The officers received a short-term payout from a financial security net fund established by pro-Dahlan supporters to offset the “no-salaries decision," according to Samir Mashrawi, a staunch Dahlan confidant. The denial of salaries to people who are essentially civil servants was harshly rebuked by many in Gaza and the West Bank, including by some of the most senior officials in Abbas’s own Fatah movement.
Tawfiq Tirawi, a senior Fatah Central Committee member and former head of intelligence, described the decision as a “mistake” and called for its reversal. Tirawi echoed many others when he told the Gaza-based Donia al-Watan website that members of Palestinian security have their “loyalty to the nation and legitimacy and not to any individual.” A petition signed by Fatah members of the elected Palestinian Legislative Council called for a reversal of the decision and for holding those responsible for it accountable.
While the discussion, petitions and protests within Fatah have mostly focused on the salary issue, the controversy is playing out in a much larger arena. The seventh Fatah congress, which had been scheduled for January, appears to have been indefinitely postponed because of the party's problems in Gaza. Nevertheless Fatah’s executive body, the Central Committee, insisted at its Jan. 28 meeting that the congress would in fact take place as “soon as possible.” Fatah secretary Amin Maqboul denied that the congress had been postponed until March, but failed to provide a date for convening the movement’s highest body.

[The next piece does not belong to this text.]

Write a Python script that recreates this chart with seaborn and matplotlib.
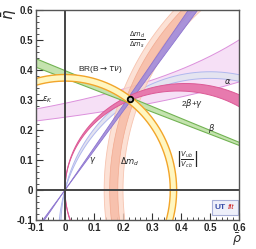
import numpy as np
import seaborn as sns
import matplotlib
matplotlib.use("Agg")
import matplotlib.pyplot as plt
from matplotlib.patches import Rectangle
from matplotlib.ticker import MultipleLocator

# fitted apex of the unitarity triangle
apex_rho = 0.224
apex_eta = 0.302

# |Vub/Vcb| ring around (0,0): inner and outer radius
vub_radii = [0.363, 0.385]
# dm_d ring around (1,0): wide light band and narrow dark band
dmd_wide = [0.800, 0.865]
dmd_core = [0.818, 0.846]
# sin2beta: tan(beta) of the two edges (lines through (1,0))
beta_tan = [0.372, 0.398]
# gamma: slopes of the two rays through the origin
gamma_slope = [1.31, 1.41]
# alpha: circles through (0,0) and (1,0), eta of the centre
alpha_k = [-0.15, -0.12]
# 2beta+gamma: half ellipses starting at the origin, semi axes
twobg_a = [0.39, 0.415]
twobg_b = [0.33, 0.355]
# epsilon_K hyperbolas eta = A / (B - rho), lower and upper edge
epsk_A = [0.4458, 0.4109]
epsk_B = [1.838, 1.4217]

xticks = [-0.1, 0, 0.1, 0.2, 0.3, 0.4, 0.5, 0.6]
xticklabels = ["-0.1", "0", "0.1", "0.2", "0.3", "0.4", "0.5", "0.6"]


def ring(cx, r, th):
    return cx + r * np.cos(th), r * np.sin(th)


def band(ax, x1, y1, x2, y2, fill, edge, alpha=1.0, lw=0.8, z=1):
    ax.fill(np.r_[x1, x2[::-1]], np.r_[y1, y2[::-1]], color=fill, alpha=alpha, lw=0, zorder=z)
    for xs, ys in ((x1, y1), (x2, y2)):
        sns.lineplot(x=xs, y=ys, sort=False, estimator=None, color=edge, lw=lw, ax=ax, zorder=z)


sns.set_theme(style="white")
plt.rcParams["font.family"] = ["Liberation Sans", "DejaVu Sans"]
plt.rcParams["mathtext.fontset"] = "dejavusans"

fig = plt.figure(figsize=(2.56, 2.49), dpi=100)
ax = fig.add_axes([36 / 256, 1 - 220 / 249, 203 / 256, 210 / 249])

rho = np.linspace(-0.1, 0.6, 300)

# epsilon_K
y_lo = epsk_A[0] / (epsk_B[0] - rho)
y_hi = epsk_A[1] / (epsk_B[1] - rho)
band(ax, rho, y_lo, rho, y_hi, "#f6e0f6", "#dc90dc", lw=0.7, z=1)

# alpha
ph = np.linspace(1.1, 3.2, 300)
cur = []
for k in alpha_k:
    r = np.sqrt(0.25 + k ** 2)
    cur.append((0.5 + r * np.cos(ph), k + r * np.sin(ph)))
band(ax, cur[0][0], cur[0][1], cur[1][0], cur[1][1], "#e4e4f0", "#b0b8ee", lw=0.7, z=2)

# dm_d
th = np.linspace(1.9, 3.35, 300)
x1, y1 = ring(1.0, dmd_wide[0], th)
x2, y2 = ring(1.0, dmd_wide[1], th)
band(ax, x1, y1, x2, y2, "#fbd8c8", "#f7c4b0", alpha=0.75, lw=0.6, z=3)
x1, y1 = ring(1.0, dmd_core[0], th)
x2, y2 = ring(1.0, dmd_core[1], th)
band(ax, x1, y1, x2, y2, "#f5b49c", "#f2aa90", alpha=0.7, lw=0.5, z=3)

# gamma
rg = np.linspace(-0.1, 0.6, 50)
band(ax, rg, gamma_slope[0] * rg, rg, gamma_slope[1] * rg, "#a08ada", "#8c74cf", alpha=0.9, lw=0.6, z=4)

# 2beta+gamma
t = np.linspace(0.0, np.pi + 0.4, 300)
ex = [a * (1 + np.cos(t)) for a in twobg_a]
ey = [b * np.sin(t) for b in twobg_b]
band(ax, ex[0], ey[0], ex[1], ey[1], "#e77aae", "#dc5a96", lw=0.7, z=5)

# sin2beta
band(ax, rho, beta_tan[0] * (1 - rho), rho, beta_tan[1] * (1 - rho), "#c4e3ae", "#72b353", lw=0.8, z=6)

# |Vub/Vcb|
tv = np.linspace(-0.4, 2.1, 300)
x1, y1 = ring(0.0, vub_radii[0], tv)
x2, y2 = ring(0.0, vub_radii[1], tv)
band(ax, x1, y1, x2, y2, "#fff6c0", "#f2a52a", lw=1.0, z=7)

# axes through the origin
ax.axhline(0, color="#444444", lw=1.4, zorder=8)
ax.axvline(0, color="#444444", lw=1.4, zorder=8)

ax.plot([apex_rho], [apex_eta], "o", mfc="#bbbbbb", mec="black", ms=4, mew=1.3, zorder=10)

# labels
fs = 6
ax.text(0.12, 0.40, r"BR(B$\rightarrow\tau\nu$)", fontsize=fs, ha="center", va="center", zorder=11)
ax.text(-0.06, 0.30, r"$\epsilon_K$", fontsize=fs, ha="center", va="center", zorder=11)
ax.text(0.25, 0.50, r"$\frac{\Delta m_d}{\Delta m_s}$", fontsize=7, ha="center", va="center", zorder=11)
ax.text(0.56, 0.36, r"$\alpha$", fontsize=fs, ha="center", va="center", zorder=11)
ax.text(0.44, 0.29, r"2$\beta$+$\gamma$", fontsize=fs, ha="center", va="center", zorder=11)
ax.text(0.505, 0.205, r"$\beta$", fontsize=fs, ha="center", va="center", zorder=11)
ax.text(0.097, 0.10, r"$\gamma$", fontsize=fs, ha="center", va="center", zorder=11)
ax.text(0.225, 0.093, r"$\Delta m_d$", fontsize=fs, ha="center", va="center", zorder=11)
ax.text(0.42, 0.10, r"$\left|\frac{V_{ub}}{V_{cb}}\right|$", fontsize=7, ha="center", va="center", zorder=11)

# UTfit logo
ax.add_patch(Rectangle((0.507, -0.082), 0.088, 0.05, facecolor="#eef0fa", edgecolor="#a8b0d8", lw=0.8, zorder=11))
ax.text(0.535, -0.057, "UT", color="#3a4fa8", fontsize=6, fontweight="bold", ha="center", va="center", zorder=12)
ax.text(0.572, -0.059, "fit", color="#d02828", fontsize=6, style="italic", ha="center", va="center", zorder=12)

ax.set_xlim(-0.1, 0.6)
ax.set_ylim(-0.1, 0.6)
ax.set_xticks(xticks)
ax.set_xticklabels(xticklabels)
ax.set_yticks(xticks)
ax.set_yticklabels(xticklabels)
ax.xaxis.set_minor_locator(MultipleLocator(0.02))
ax.yaxis.set_minor_locator(MultipleLocator(0.02))
ax.tick_params(which="both", direction="in", top=False, right=False, bottom=True, left=True,
               labelsize=7, pad=2, color="#333333")
ax.tick_params(which="major", length=5, width=0.8)
ax.tick_params(which="minor", length=2.5, width=0.6)
for lab in ax.get_xticklabels() + ax.get_yticklabels():
    lab.set_fontweight("bold")
for s in ax.spines.values():
    s.set_color("#555555")
    s.set_linewidth(1.0)
    s.set_zorder(12)

# axis titles placed like the ROOT original
fig.text(9 / 256, 1 - 14 / 249, r"$\bar{\eta}$", fontsize=11, rotation=90, ha="center", va="center")
fig.text(237 / 256, 1 - 240 / 249, r"$\bar{\rho}$", fontsize=9, ha="center", va="center")

fig.savefig("out.png", dpi=100)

Fatah is in a difficult position after making a binding decision to prohibit proxies at the next congress. At the sixth Fatah congress, the secretariat had allowed delegates to vote in absentia. At the same time, however, it failed to organize provincial primaries to elect new delegates. Thus before the seventh party congress, the 1,000 Fatah delegates, including 200 military personnel, must be elected by the grassroots members of the movement, but out of the eight provinces in Gaza, only two had selected delegates by the end of January.
Additional internal troubles were also escalating. The offices of the Prisoner Support Committee were ransacked and set ablaze, leading many to conclude that the incident reflected the infighting within the Fatah movement.
The failure to resolve internal problems has highlighted the struggle between Fatah's old guard and new guard. A large number of current Fatah leaders belong to the generation of late Palestinian President Yasser Arafat and President Abbas. Young Fatah leaders, themselves advancing in years, are waiting in line to be elected to leadership positions. The divide between the generations was exemplified in recent discussions about the possibility of one of Fatah's aging founders, Farouk Qadoumi, returning to Gaza to help resolve problems surrounding the delegates issue.
If Abbas is able to get past the current crisis, successfully hold Fatah elections in Gaza and convene the seventh congress, he would have weathered one of the biggest internal storms to have hit his movement. Even if he does, it is unclear whether Fatah will be able to recover sufficiently to hold on to power in future general elections.
While the Palestinian public appears to continue to give Abbas a chance to see what he can produce internationally, his own movement is not as generous. In addition to his troubles with Dahlan, Abbas needs to deal with Fatah's succession issue as well as the struggle between the old and new guards. How these issues are resolved will have a major influence on the larger Palestinian struggle.